James Frost's Landscapes
"I studied landscape photography," says acclaimed music video director James Frost describing his background, and suddenly, all of his disparate work seems to hang together. Frost, who visited my Digital Studies Symposium course at USC last Tuesday night to present some of his recent videos to students, directed the award-winning Coldplay video for "Yellow," in which lead vocalist Chris Martin simply walks toward the camera in a single-shot performance photographed at the beach on a windy, rainy late afternoon.
Frost admits that the video was the result of a disastrous day spent waiting - along with 40 impatient extras and his nearly mutinous crew - for the weather to clear. But it didn't. Finally, at 4:00 p.m., Frost sent the extras home, and took the crew down to the beach. "Kudos to Chris and his charismatic performance," says Frost in response to comments about how well the video turned out, but a key additional element is the way the horizon line shifts behind the singer, illustrating a sense of emotions in motion, and the way the landscape's palette gradually morphs from dark blue to pale yellow.
The landscape is also present in the Norah Jones video "Come Away With Me," as the singer drives through a bright desert, and it reappears again, radically transformed, in the video for Radiohead's "House of Cards" as the data captured in the unique process used to make the video creates an ephemeral image of streets and powerlines. The landscape becomes a gridded infoscape, a geospatial terrain traversed by information. This idea is then taken a step further in Frost's recent video for IBM titled "Data Anthem,"as the entire world becomes an information space through which the camera somersaults. Moving sequentially through the projects, from 2005 to the present, Frost's landscapes shift from beaches and deserts to data spaces, and from stable horizon lines that ground one's perspective to three-dimensional spaces lacking simple points of orientation.Frost's videos share many other attributes, and he would probably not himself offer such a narrow analysis of his own work. Indeed, in describing how he plans for a project, he admits, "I'm very lazy! If I over-think something, I can't use it - I have to throw it away." He also has his own way of characterizing his body of work, at least with regard to how he prefers to approach a project: "I tend to look for real situations and twist them in some way." That said, a simple tracing of several of his videos over the last five years helps illustrate dramatic shifts in how we understand ourselves within a world of information.
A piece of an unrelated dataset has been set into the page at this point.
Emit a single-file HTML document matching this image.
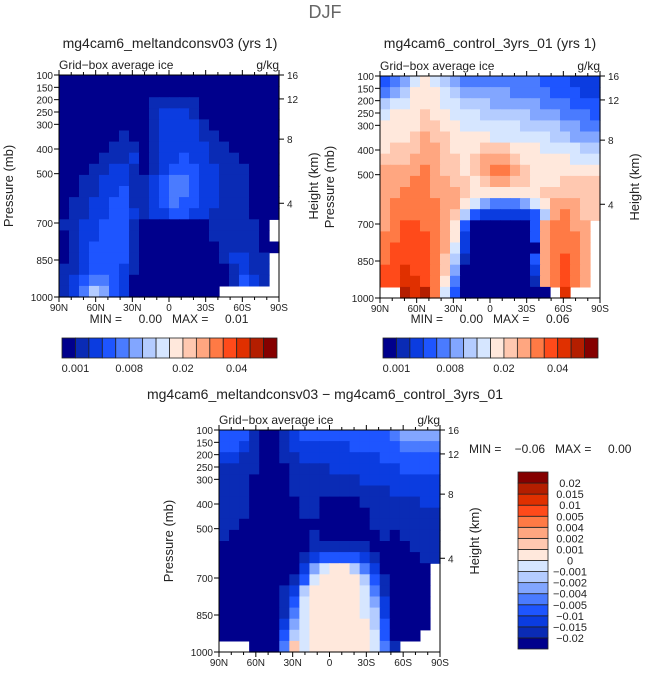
<!DOCTYPE html>
<html><head><meta charset="utf-8">
<style>
body{margin:0;background:#fff;}
svg{display:block;font-family:"Liberation Sans",sans-serif;}
text{fill:#222;white-space:pre;}
</style></head>
<body>
<svg id="fig" width="649" height="676" viewBox="0 0 649 676"></svg>
<script>
// ---- data ----
const palette=["#00008c","#0a2bb5","#0b3ce0","#1e55ff","#4a7bff","#82a6ff","#b4ccff","#d6e6ff","#ffe8dc","#ffc8b0","#ffa680","#ff7a45","#ff4a1a","#e03000","#b41e00","#850000"];
const latTicks=["90N","60N","30N","0","30S","60S","90S"];
const presTicks=[100,150,200,250,300,400,500,700,850,1000];
const heightTicks=[16,12,8,4];
const heightTickPres=[100,197,360,620];
const cbLabels12=["0.001","0.008","0.02","0.04"];
const cbLabelIdx12=[1,5,9,13];
const cbLabels3=["0.02","0.015","0.01","0.005","0.004","0.002","0.001","0","\u22120.001","\u22120.002","\u22120.004","\u22120.005","\u22120.01","\u22120.015","\u22120.02"];
// grid rows: 100 mb (top) to 1000 mb (bottom); cols 90N -> 90S; hex level index, '.' = missing
const gridMelt=[
"0000000000000000000000",
"0000000000000000000000",
"0000000001111100000000",
"0000000001222100000000",
"0000000001222210000000",
"0000001001222211000000",
"0000011101222221100000",
"0000111201223221110000",
"0001122101233322111000",
"0011222112344322111000",
"0011223112344322111000",
"0112233112343322111000",
"0112233212233221111000",
"112233310000000111110.",
"012233310000000111110.",
"0123333100000000111100",
"012333310000000012211.",
"112333210000000001211.",
"123443200000000001321.",
"1246532000000000......"];
const gridCtrl=[
"3457876544444444333222",
"4568887655555444433322",
"6778887766655555444333",
"7888988777666665554443",
"8888998877777766665544",
"8889a99888877777766555",
"8999aa9888999888777766",
"999aaa9989aaa988888777",
"aaaaba9989abba98888888",
"aaabbaa9989aa998889999",
"aabbbaaa98888888999999",
"abbbbbaa875444578aaa99",
"abbbbba9632222236aba99",
"abccbba830000003abbaa.",
"bbcccba820000003abbba.",
"bccccba720000000abbba.",
"bccccb9610000003abcba.",
"ccdccb9500000002abcba.",
"ccddcb8400000001abcba.",
"..edeb73000000000.d..."];
const gridDiff=[
"3331001233333333345555",
"3321001222222333334444",
"2211001122222222333333",
"1111000111122222223333",
"1110000111111122222222",
"1110000111111111122222",
"1110000011000011111122",
"1110000011000001111111",
"1100000000000001111111",
"1000000001000000101111",
"0000000001111110000111",
"0000000012333321000011",
"000000002578864200000.",
"000000013788886310000.",
"000000126888887410000.",
"000000137888887520000.",
"000000147888887620000.",
"000000257888888630000.",
"00000036788888873000..",
"...000497888888741...."];

const svg=document.getElementById('fig');
const NS="http://www.w3.org/2000/svg";
function el(tag,attrs,parent){const e=document.createElementNS(NS,tag);for(const k in attrs)e.setAttribute(k,attrs[k]);(parent||svg).appendChild(e);return e;}
function txt(s,x,y,size,anchor,parent,extra){const t=el('text',Object.assign({x:x,y:y,'font-size':size,'text-anchor':anchor||'start'},extra||{}),parent);t.textContent=s;return t;}

function panel(g,grid,x0,y0,w,h,name){
  const grp=el('g',{});
  
  
  const yOfP=p=>y0+(p-100)/900*h;
  const xOfLat=i=>x0+i*w/6;
  const rows=grid.length,cols=22;
  const cw=w/cols,rh=h/rows;
  for(let r=0;r<rows;r++){for(let c=0;c<cols;c++){
    const ch=grid[r][c]; if(ch===undefined||ch==='.')continue;
    const v=parseInt(ch,16);
    const cell=el('rect',{x:(x0+c*cw).toFixed(2),y:(y0+r*rh).toFixed(2),width:(cw+0.6).toFixed(2),height:(rh+0.6).toFixed(2),fill:palette[v]},grp);
    
    
  }}
  el('rect',{x:x0,y:y0,width:w,height:h,fill:'none',stroke:'#000','stroke-width':1},grp);
  for(let i=0;i<=18;i++){const x=x0+i*w/18;const L=i%3===0?5:3;
    el('line',{x1:x,y1:y0+h,x2:x,y2:y0+h+L,stroke:'#000'},grp);
    el('line',{x1:x,y1:y0,x2:x,y2:y0-L,stroke:'#000'},grp);}
  latTicks.forEach((s,i)=>{const t=txt(s,xOfLat(i),y0+h+14,10,'middle',grp);});
  presTicks.forEach(p=>{const y=yOfP(p);el('line',{x1:x0-5,y1:y,x2:x0,y2:y,stroke:'#000'},grp);
    const t=txt(String(p),x0-6,y+4,10,'end',grp);});
  heightTicks.forEach((hk,i)=>{const y=yOfP(heightTickPres[i]);el('line',{x1:x0+w,y1:y,x2:x0+w+5,y2:y,stroke:'#000'},grp);
    const t=txt(String(hk),x0+w+8,y+4,10,'start',grp);});
  const a=txt('Grid\u2212box average ice',x0,y0-6,12,'start',grp);
  const u=txt('g/kg',x0+w,y0-6,12,'end',grp);
  const py=y0+h/2;
  const yl=txt('Pressure (mb)',x0-46,py,13,'middle',grp,{transform:`rotate(-90 ${x0-46} ${py})`});
  const hl=txt('Height (km)',x0+w+39,py,13,'middle',grp,{transform:`rotate(-90 ${x0+w+39} ${py})`});
}

const dj=txt('DJF',325,18,18,'middle');dj.setAttribute('style','fill:#666');
const t1=txt('mg4cam6_meltandconsv03 (yrs 1)',170,48,14,'middle');
const t2=txt('mg4cam6_control_3yrs_01 (yrs 1)',490,48,14,'middle');
const t3=txt('mg4cam6_meltandconsv03 \u2212 mg4cam6_control_3yrs_01',325,399,14,'middle');

panel(svg,gridMelt,59,75,220,222,'melt-panel');
panel(svg,gridCtrl,380,76,220,222,'control-panel');
panel(svg,gridDiff,219,430,221,222,'diff-panel');

const m1=txt('MIN =     0.00   MAX =     0.01',169,323,12,'middle');
const m2=txt('MIN =     0.00   MAX =     0.06',490,323,12,'middle');
const m3=txt('MIN =    \u22120.06   MAX =     0.00',469,453,12,'start');

function hbar(x0,y0,w,h,name){
  const g=el('g',{});
  const bw=w/palette.length;
  palette.forEach((c,i)=>{const r=el('rect',{x:x0+i*bw,y:y0,width:bw,height:h,fill:c,stroke:'#222','stroke-width':0.8},g);});
  cbLabels12.forEach((s,i)=>{const t=txt(s,x0+cbLabelIdx12[i]*bw,y0+h+14,11,'middle',g);});
}
hbar(62,338,215,20,'panel1-colorbar');
hbar(383,338,215,20,'panel2-colorbar');

(function(){
  const x0=518,y0=472,w=30,h=177;
  const g=el('g',{});
  const bh=h/palette.length;
  palette.forEach((c,i)=>{const r=el('rect',{x:x0,y:y0+(palette.length-1-i)*bh,width:w,height:bh,fill:c,stroke:'#222','stroke-width':0.8},g);});
  cbLabels3.forEach((s,i)=>{const t=txt(s,570,y0+(i+1)*bh+4,11,'middle',g);});
})();
</script>
</body></html>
As we grow increasingly accustomed to location-based services available on our computers and mobile devices, the ways that we understand the very idea of landscape changes, and Frost's work nicely captures this idea.
Perhaps this profusion of geographic information and the ability to personalize our experience of it helps explain the effusive response to Chris Milk's terrific new Chrome project titled The Wilderness Downtown. Made as a multi-screen music video experience for a track by Arcade Fire and released last week, the project invites users to input their street address from their childhood home. The main figure in the video then seems to stand in front of that house, spinning around to reveal the neighborhood in a nicely haunting evocation of the past. The project beautifully reimagines the music video and the potentials of personalizing different kinds of media experiences. And it captures a new vision of landscape and geography.